Pick out each line of the records in which the word "Reproduce" appears.

---------- Provided data ----------

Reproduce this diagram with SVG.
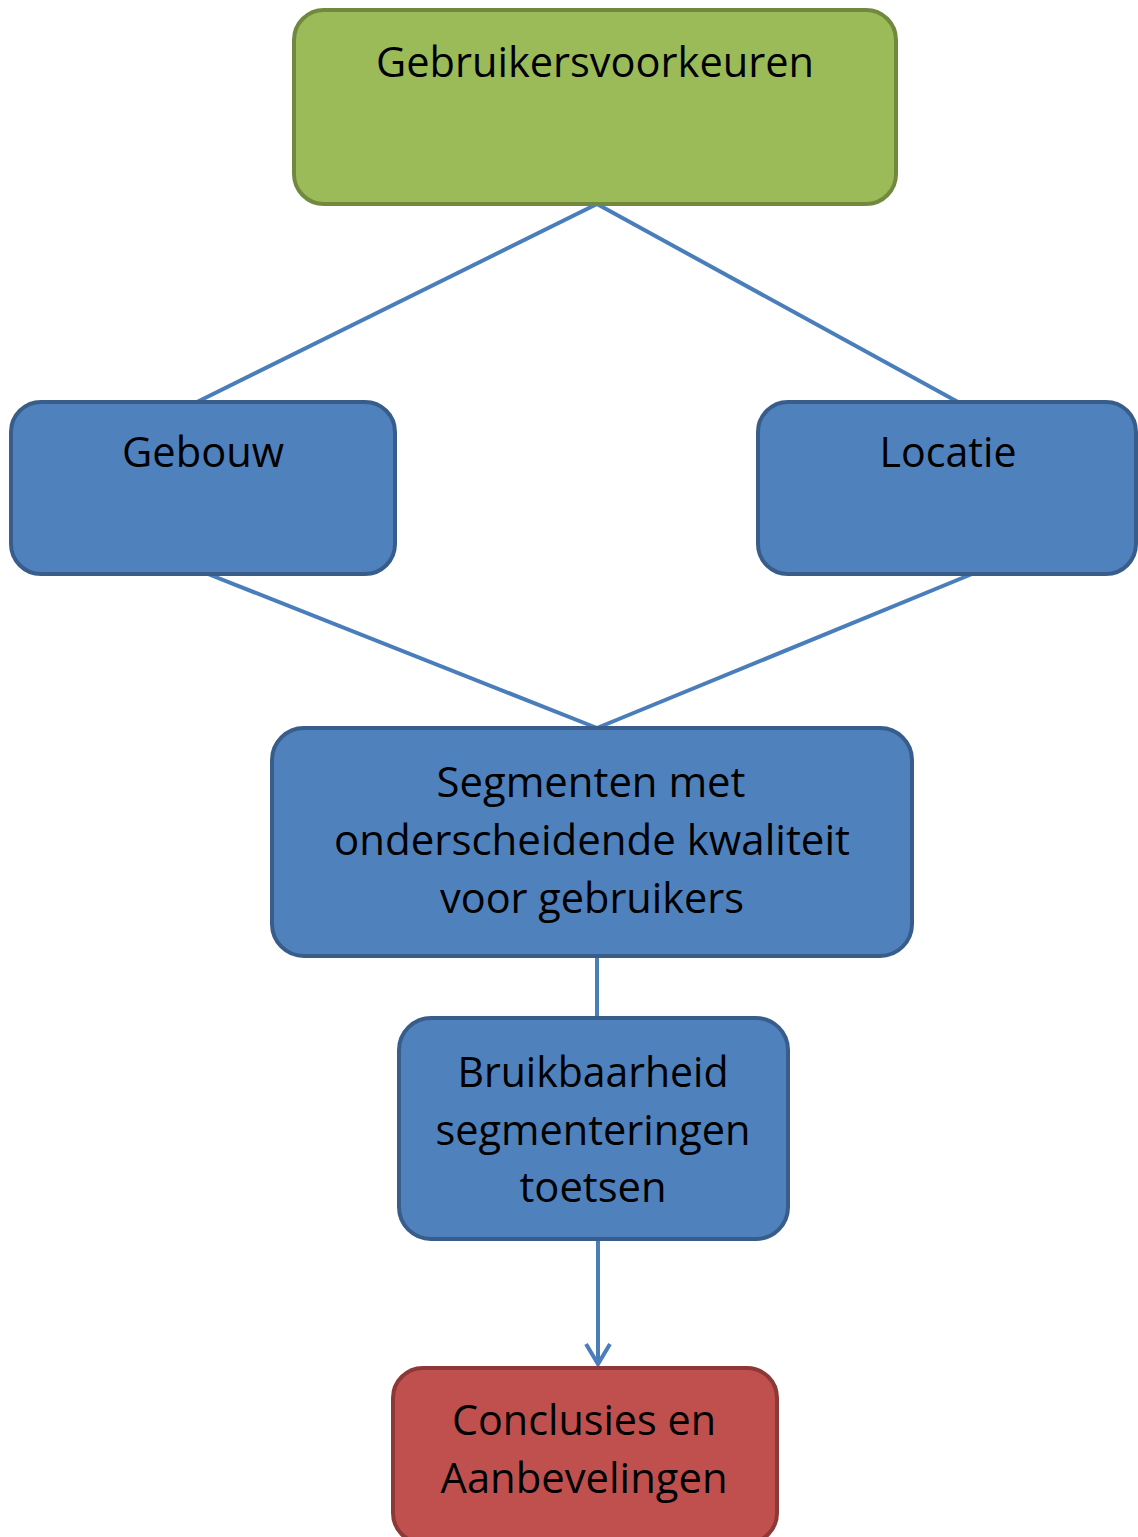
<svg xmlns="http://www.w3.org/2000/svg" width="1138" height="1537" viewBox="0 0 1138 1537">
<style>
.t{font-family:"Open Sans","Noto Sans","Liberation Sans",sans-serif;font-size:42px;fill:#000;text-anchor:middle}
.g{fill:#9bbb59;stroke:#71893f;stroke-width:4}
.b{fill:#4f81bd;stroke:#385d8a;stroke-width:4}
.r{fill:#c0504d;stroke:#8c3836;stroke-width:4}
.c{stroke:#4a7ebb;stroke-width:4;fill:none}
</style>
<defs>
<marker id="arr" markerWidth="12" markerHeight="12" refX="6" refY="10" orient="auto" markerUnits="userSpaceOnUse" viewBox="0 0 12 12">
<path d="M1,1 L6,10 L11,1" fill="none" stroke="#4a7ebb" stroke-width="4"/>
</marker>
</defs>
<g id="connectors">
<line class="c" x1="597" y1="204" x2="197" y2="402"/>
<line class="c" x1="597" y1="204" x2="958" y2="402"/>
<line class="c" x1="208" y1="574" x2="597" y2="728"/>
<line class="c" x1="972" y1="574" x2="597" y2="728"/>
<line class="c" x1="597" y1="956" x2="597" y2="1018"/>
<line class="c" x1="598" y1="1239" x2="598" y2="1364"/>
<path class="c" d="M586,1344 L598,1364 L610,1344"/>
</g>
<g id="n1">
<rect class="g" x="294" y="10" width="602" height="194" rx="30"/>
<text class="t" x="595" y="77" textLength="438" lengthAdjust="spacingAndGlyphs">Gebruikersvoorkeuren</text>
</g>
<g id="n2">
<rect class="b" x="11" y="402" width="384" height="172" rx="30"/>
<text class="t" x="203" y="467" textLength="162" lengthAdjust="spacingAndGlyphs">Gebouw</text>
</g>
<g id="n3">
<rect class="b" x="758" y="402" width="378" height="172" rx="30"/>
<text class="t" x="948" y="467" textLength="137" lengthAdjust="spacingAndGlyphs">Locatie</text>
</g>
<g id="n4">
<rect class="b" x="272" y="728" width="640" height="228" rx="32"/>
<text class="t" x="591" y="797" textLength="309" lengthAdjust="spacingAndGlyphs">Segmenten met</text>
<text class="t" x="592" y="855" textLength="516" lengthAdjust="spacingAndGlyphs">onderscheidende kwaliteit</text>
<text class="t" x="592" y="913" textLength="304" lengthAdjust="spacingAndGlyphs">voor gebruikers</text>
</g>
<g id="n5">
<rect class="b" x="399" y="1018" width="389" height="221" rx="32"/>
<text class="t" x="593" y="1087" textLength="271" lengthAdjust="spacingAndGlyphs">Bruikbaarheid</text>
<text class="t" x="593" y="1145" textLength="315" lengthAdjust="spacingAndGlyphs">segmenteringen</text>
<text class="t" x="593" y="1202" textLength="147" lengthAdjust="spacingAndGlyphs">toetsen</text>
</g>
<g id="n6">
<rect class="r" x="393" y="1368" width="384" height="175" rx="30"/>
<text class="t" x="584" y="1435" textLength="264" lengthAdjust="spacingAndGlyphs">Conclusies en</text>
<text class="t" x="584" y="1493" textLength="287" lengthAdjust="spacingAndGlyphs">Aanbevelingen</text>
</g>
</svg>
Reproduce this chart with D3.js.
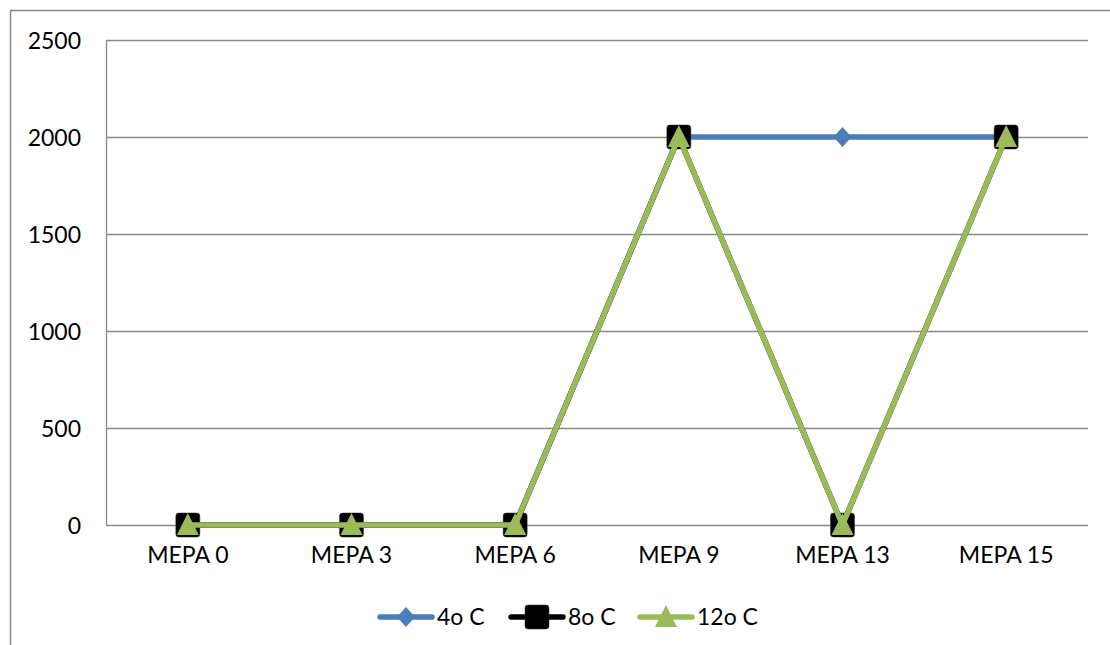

----------

- [Answer to the task]
Reproduce this diagram with SVG.
Reproduce this chart with D3.js.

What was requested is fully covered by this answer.